I have completely fallen in love with India. This country is just brimming with life, color, and spirit and as well as I might try to describe my time here, there is no way to really understand and appreciate India unless you travel here yourself. That being said, I have chosen the difficult task of picking out some of my top favorite things about living here.
I think I’ve decided that the best thing India gave to the British was tea, and the best thing that the British gave to India was teatime. Every day in my dorm building, between 4pm and 5pm there is teatime, consisting of endless tea and some sort of cookie to go along with it. There is tea at every meal as well though, so if you miss teatime, no worries, it will be available again in a few hours. Tea is one of India’s staples and you can find it practically anywhere at any time. It is most commonly drunk here with milk and sugar. I had the wonderful experience of traveling to Munnar recently, which is a hilltop city that is essentially a massive tea plantation, and one of the most beautiful places I have been in my life. Oh, and here’s a little secret I want to share: The Hindi word for tea is chai, so the next time you go to Starbucks and order a Chai Tea Latte, you’re saying you want a tea tea latte!
I really had no idea how segregated we are from nature back in the United States, until I arrived on campus in Hyderabad. I have so far almost collided with herds of water buffalo multiple times on my bicycle, been harassed by countless monkeys and have become close friends with the stray dogs that hang out around my student residence. This is all just on campus too. When I was in the state of Kerala I rode an elephant named Nandi. When I went to Hampi the weekend before, a monkey tried to steal my friend’s backpack at Hanuman’s Temple. Just yesterday, I saw a peacock in the wild for the first time.

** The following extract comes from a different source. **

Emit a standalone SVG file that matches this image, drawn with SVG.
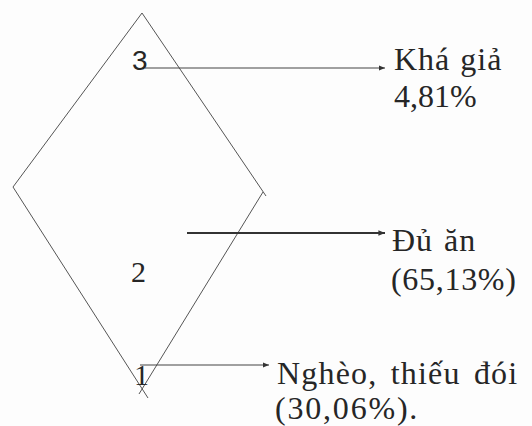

As an animal lover, all of this interaction with the local wildlife really makes my day.
My Fellow Tagorians
The residence I’m living in is exclusively for international students like myself. It is called Tagore International House (that’s why we’ve dubbed ourselves Tagorians). There are about 40 students who are here for the entire semester and I’m happy to say that I genuinely like every one of them. We all really get along and enjoy each other’s company. I think you must have certain qualities to want to study abroad in India: really adventurous, a little odd, and very easy-going. I’ve definitely found my niche here.